Leave the pictures out and retype the lines from the beginning through the line with "branduren = [1000 * k for k in range(1, 61)]", both ends included.
+--
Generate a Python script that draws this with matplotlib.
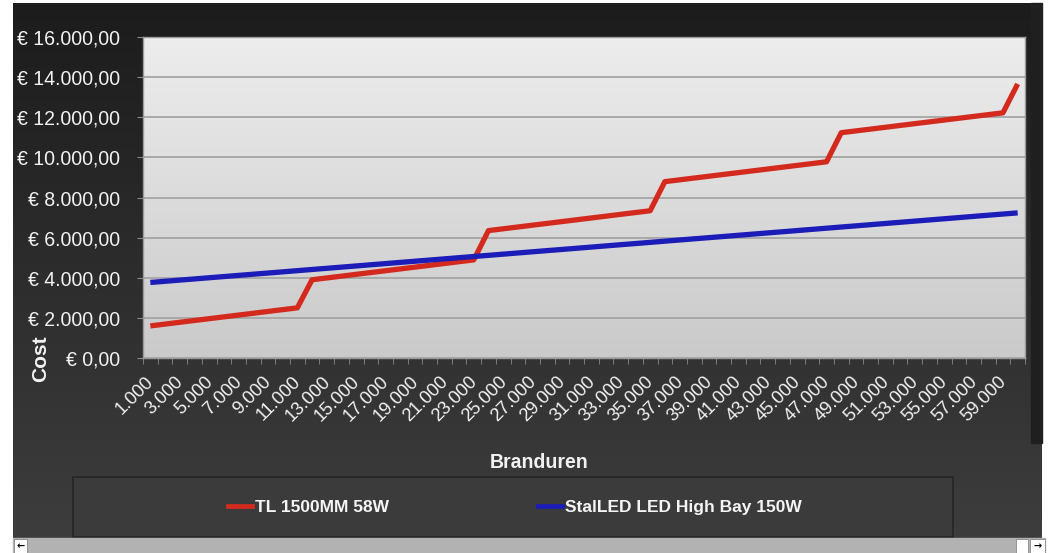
import numpy as np
import matplotlib
matplotlib.use('Agg')
import matplotlib.pyplot as plt
import matplotlib.transforms as mtransforms
from matplotlib import font_manager
from matplotlib.patches import Rectangle
from matplotlib.colors import LinearSegmentedColormap
from matplotlib.lines import Line2D

# categorieen (branduren) en kosten per lamp
branduren = [1000 * k for k in range(1, 61)]

tl_1500mm = [1600, 1690, 1780, 1870, 1960, 2050, 2140, 2230, 2320, 2410, 2500,
             3900, 3990, 4080, 4170, 4260, 4350, 4440, 4530, 4620, 4710, 4800, 4890,
             6350, 6440, 6530, 6620, 6710, 6800, 6890, 6980, 7070, 7160, 7250, 7340,
             8790, 8880, 8970, 9060, 9150, 9240, 9330, 9420, 9510, 9600, 9690, 9780,
             11230, 11320, 11410, 11500, 11590, 11680, 11770, 11860, 11950, 12040, 12130, 12220,
             13660]

stalled_150w = [3765, 3824, 3883, 3941, 4000, 4059, 4118, 4177, 4235, 4294,
                4353, 4412, 4471, 4529, 4588, 4647, 4706, 4765, 4823, 4882,
                4941, 5000, 5059, 5117, 5176, 5235, 5294, 5353, 5411, 5470,
                5529, 5588, 5647, 5705, 5764, 5823, 5882, 5941, 5999, 6058,
                6117, 6176, 6235, 6293, 6352, 6411, 6470, 6529, 6587, 6646,
                6705, 6764, 6823, 6881, 6940, 6999, 7058, 7117, 7175, 7234]

series_names = ["TL 1500MM 58W", "StalLED LED High Bay 150W"]
y_ticks = [0, 2000, 4000, 6000, 8000, 10000, 12000, 14000, 16000]


def has_font(name):
    try:
        font_manager.findfont(font_manager.FontProperties(family=name),
                              fallback_to_default=False)
        return True
    except ValueError:
        return False


# smalle letter als die er is, anders gewone Liberation Sans wat kleiner
if has_font('Liberation Sans Narrow'):
    narrow = 'Liberation Sans Narrow'
    s = 1.0
else:
    narrow = 'Liberation Sans'
    s = 0.88

def nl(v):
    # 16000 -> 16.000
    return f"{v:,}".replace(',', '.')

def euro(v):
    t = f"{v:,.2f}".replace(',', 'X').replace('.', ',').replace('X', '.')
    return "€ " + t


W, H = 1050, 553
fig = plt.figure(figsize=(W / 100, H / 100), dpi=100, facecolor='white')

# achtergrond (donker paneel + scrollbalk)
bg = fig.add_axes([0, 0, 1, 1], zorder=-10)
bg.set_xlim(0, W)
bg.set_ylim(H, 0)
bg.axis('off')
dark = LinearSegmentedColormap.from_list('dark', ['#1c1c1c', '#3d3d3d'])
bg.imshow(np.linspace(0, 1, 256).reshape(-1, 1), cmap=dark,
          extent=(13, 1042, 538, 3), aspect='auto')
bg.add_patch(Rectangle((1031, 3), 11, 440, color='#1f1f1f'))
bg.add_patch(Rectangle((73, 477), 880, 60, facecolor='#3b3b3b',
                       edgecolor='#252525', lw=1.2))
bg.add_patch(Rectangle((13, 538), 1032, 15, color='#b2b2b2'))
bg.add_patch(Rectangle((14, 539), 13, 14, facecolor='white', edgecolor='#888', lw=0.6))
bg.add_patch(Rectangle((1016, 539), 12, 14, facecolor='white', edgecolor='#888', lw=0.6))
bg.add_patch(Rectangle((1030, 539), 15, 14, facecolor='white', edgecolor='#888', lw=0.6))
bg.text(20.5, 546, '←', ha='center', va='center', fontsize=7, fontweight='bold',
        family='DejaVu Sans', color='black')
bg.text(1037.5, 546, '→', ha='center', va='center', fontsize=7, fontweight='bold',
        family='DejaVu Sans', color='black')

# grafiek
ax = fig.add_axes([143 / W, 195 / H, 882 / W, 321 / H])
x = np.arange(len(branduren))
light = LinearSegmentedColormap.from_list('light', ['#ededed', '#cacaca'])
ax.imshow(np.linspace(0, 1, 256).reshape(-1, 1), cmap=light,
          extent=(-0.5, len(x) - 0.5, 0, 16000), aspect='auto', zorder=0)

ax.plot(x, tl_1500mm, color='#d42a1e', lw=3.8, solid_capstyle='butt', zorder=3)
ax.plot(x, stalled_150w, color='#1c1cb8', lw=3.8, solid_capstyle='butt', zorder=3)

ax.set_xlim(-0.5, len(x) - 0.5)
ax.set_ylim(0, 16000)
ax.set_axisbelow(True)
ax.yaxis.grid(True, color='#a5a5a5', lw=1.3)

ax.set_yticks(y_ticks)
ax.set_yticklabels([euro(v) for v in y_ticks], family=narrow, fontsize=16 * s,
                   color='#f2f2f2')
ax.tick_params(axis='y', length=4.5, color='#8a8a8a', pad=12)

ax.set_xticks(x[::2])
ax.set_xticklabels([nl(v) for v in branduren[::2]], rotation=45, ha='right', va='top',
                   family=narrow, fontsize=15 * s, color='#f2f2f2')
ax.set_xticks(np.arange(-0.5, len(x), 1), minor=True)
ax.tick_params(axis='x', which='major', length=0, pad=11)
ax.tick_params(axis='x', which='minor', length=4, color='#8a8a8a')
# labels iets naar rechts, zoals in Excel
shift = mtransforms.ScaledTranslation(7 / 100, 0, fig.dpi_scale_trans)
for lab in ax.get_xticklabels():
    lab.set_transform(lab.get_transform() + shift)

for sp in ax.spines.values():
    sp.set_color('#9a9a9a')
    sp.set_linewidth(1)

fig.text(539 / W, 1 - 463 / H, 'Branduren', ha='center', va='center',
         family=narrow, fontsize=16 * s, fontweight='bold', color='#f2f2f2')
fig.text(41 / W, 1 - 359 / H, 'Cost', rotation=90, ha='center', va='center',
         family='Liberation Sans', fontsize=15, fontweight='bold', color='#f2f2f2')

handles = [Line2D([], [], color='#d42a1e', lw=3.4),
           Line2D([], [], color='#1c1cb8', lw=3.4)]
fig.legend(handles, series_names, loc='center left',
           bbox_to_anchor=(228 / W, 1 - 507 / H), ncol=2, frameon=False,
           borderpad=0, borderaxespad=0, handlelength=1.4, handletextpad=0.15,
           columnspacing=8.6, labelcolor='#f5f5f5',
           prop={'family': narrow, 'size': 14.2 * s, 'weight': 'bold'})

fig.savefig('out.png', dpi=100, facecolor='white')
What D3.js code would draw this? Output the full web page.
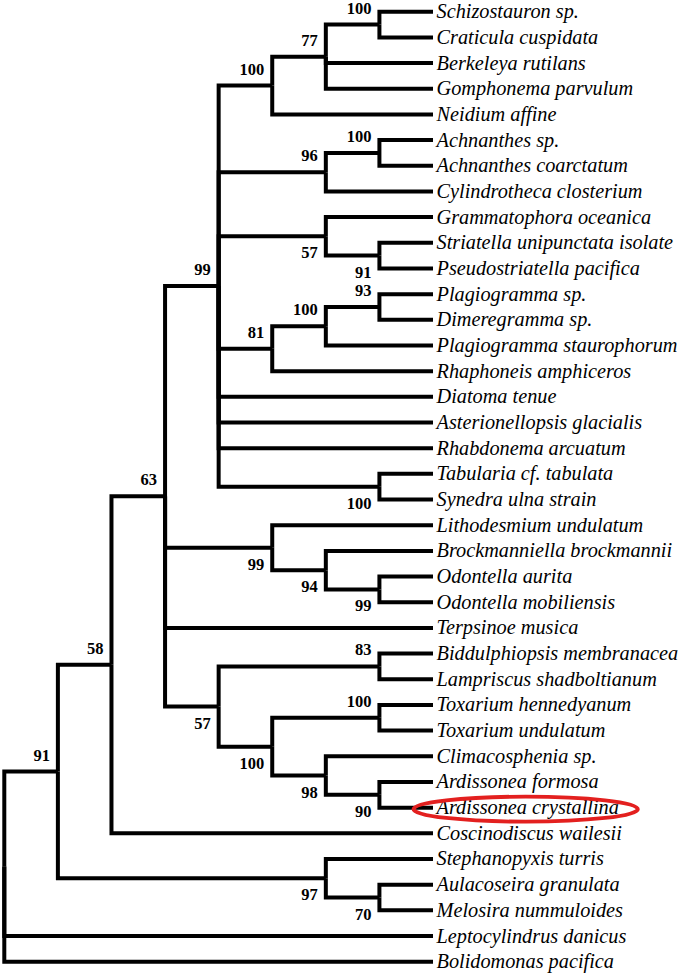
<!DOCTYPE html>
<html><head><meta charset="utf-8">
<script src="https://cdn.jsdelivr.net/npm/d3@7"></script>
<style>html,body{margin:0;padding:0;background:#fff;} svg{display:block;}</style>
</head><body><svg id="chart"></svg>
<script>
// ---- DATA ----
const species = [
  "Schizostauron sp.", "Craticula cuspidata", "Berkeleya rutilans", "Gomphonema parvulum",
  "Neidium affine", "Achnanthes sp.", "Achnanthes coarctatum", "Cylindrotheca closterium",
  "Grammatophora oceanica", "Striatella unipunctata isolate", "Pseudostriatella pacifica",
  "Plagiogramma sp.", "Dimeregramma sp.", "Plagiogramma staurophorum", "Rhaphoneis amphiceros",
  "Diatoma tenue", "Asterionellopsis glacialis", "Rhabdonema arcuatum", "Tabularia cf. tabulata",
  "Synedra ulna strain", "Lithodesmium undulatum", "Brockmanniella brockmannii", "Odontella aurita",
  "Odontella mobiliensis", "Terpsinoe musica", "Biddulphiopsis membranacea", "Lampriscus shadboltianum",
  "Toxarium hennedyanum", "Toxarium undulatum", "Climacosphenia sp.", "Ardissonea formosa",
  "Ardissonea crystallina", "Coscinodiscus wailesii", "Stephanopyxis turris", "Aulacoseira granulata",
  "Melosira nummuloides", "Leptocylindrus danicus", "Bolidomonas pacifica"
];
const speciesClade = [
  "c100b", "c100b", "c77", "c77",
  "c100a", "c100c", "c100c", "c96",
  "c57a", "c91b", "c91b",
  "c93", "c93", "c100d", "c81",
  "c99a", "c99a", "c99a", "c100e",
  "c100e", "c99b", "c94", "c99c",
  "c99c", "c63", "c83", "c83",
  "c100g", "c100g", "c98", "c90",
  "c90", "c58", "c97", "c70",
  "c70", "root", "root"
];
const clades       = ["root","c91","c58","c63","c99a","c100a","c77","c100b","c96","c100c","c57a","c91b","c81","c100d","c93","c100e","c99b","c94","c99c","c57b","c83","c100f","c100g","c98","c90","c97","c70"];
const cladeParents = ["",    "root","c91","c58","c63", "c99a", "c100a","c77","c99a","c96",  "c99a","c57a","c99a","c81", "c100d","c99a","c63","c99b","c94","c63","c57b","c57b","c100f","c100f","c98","c91","c97"];
const cladeSupport = ["",    "91", "58", "63", "99",  "100",  "77", "100", "96", "100",  "57",  "91",  "81", "100", "93",  "100", "99", "94", "99", "57", "83", "100", "100", "98", "90", "97", "70"];
const supportBelow = ["c57a","c91b","c100e","c99b","c94","c99c","c57b","c100f","c98","c90","c97","c70"];
const highlighted = "Ardissonea crystallina";

// ---- LAYOUT ----
const W = 685, H = 974;
const svg = d3.select("#chart").attr("width", W).attr("height", H);
svg.append("rect").attr("width", W).attr("height", H).attr("fill", "#fff");

const rows = clades.map((id, i) => ({id, parentId: cladeParents[i] || null, support: cladeSupport[i]}))
  .concat(species.map((s, i) => ({id: s, parentId: speciesClade[i], leaf: true})));
const root = d3.stratify().id(d => d.id).parentId(d => d.parentId)(rows);

const y = d3.scalePoint().domain(species).range([11.7, 961.7]);
const x = d3.scaleLinear().domain([0, root.height]).range([4.3, 433]);

root.eachAfter(n => {
  if (!n.children) { n.py = y(n.id); n.ord = species.indexOf(n.id); }
  else {
    n.children.sort((a, b) => a.ord - b.ord);
    n.ord = n.children[0].ord;
    n.py = (n.children[0].py + n.children[n.children.length - 1].py) / 2;
  }
  n.px = x(root.height - n.height);
});

// branches
svg.append("g")
  .attr("fill", "none").attr("stroke", "#000").attr("stroke-width", 4)
  .attr("stroke-linejoin", "miter").attr("stroke-linecap", "butt")
  .selectAll("path").data(root.links()).join("path")
  .attr("d", l => `M${l.source.px},${l.source.py}V${l.target.py}H${l.target.px}`);

// species labels
svg.append("g")
  .attr("font-family", "'Liberation Serif','Times New Roman',serif")
  .attr("font-style", "italic").attr("font-size", 20.3).attr("fill", "#000")
  .selectAll("text").data(root.leaves()).join("text")
  .attr("class", "sp")
  .attr("x", d => d.px + 3.5).attr("y", d => d.py + 6.5)
  .text(d => d.id);

// support values
const internal = root.descendants().filter(d => d.children && d.data.support);
svg.append("g")
  .attr("font-family", "'Liberation Serif','Times New Roman',serif")
  .attr("font-weight", "bold").attr("font-size", 16.5).attr("fill", "#000")
  .attr("text-anchor", "end")
  .selectAll("text").data(internal).join("text")
  .attr("x", d => d.px - 8)
  .attr("y", d => supportBelow.includes(d.id) ? d.py + 22 : d.py - 11)
  .text(d => d.data.support);

// highlight ellipse
const hl = root.leaves().find(d => d.id === highlighted);
const tx = hl.px + 3.5;
const tw = svg.selectAll("text.sp").filter(d => d.id === highlighted).node().getComputedTextLength();
svg.append("ellipse")
  .attr("cx", tx + tw / 2 - 2).attr("cy", hl.py + 1.5)
  .attr("rx", tw / 2 + 21).attr("ry", 12.5)
  .attr("fill", "none").attr("stroke", "#e3201f").attr("stroke-width", 3.8);
</script>
</body></html>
+--
● **Full response**:
Generate a Python script that draws this with matplotlib.
import numpy as np
import matplotlib
matplotlib.use('Agg')
import matplotlib.pyplot as plt
import matplotlib.transforms as mtransforms
from matplotlib import font_manager
from matplotlib.patches import Rectangle
from matplotlib.colors import LinearSegmentedColormap
from matplotlib.lines import Line2D

# categorieen (branduren) en kosten per lamp
branduren = [1000 * k for k in range(1, 61)]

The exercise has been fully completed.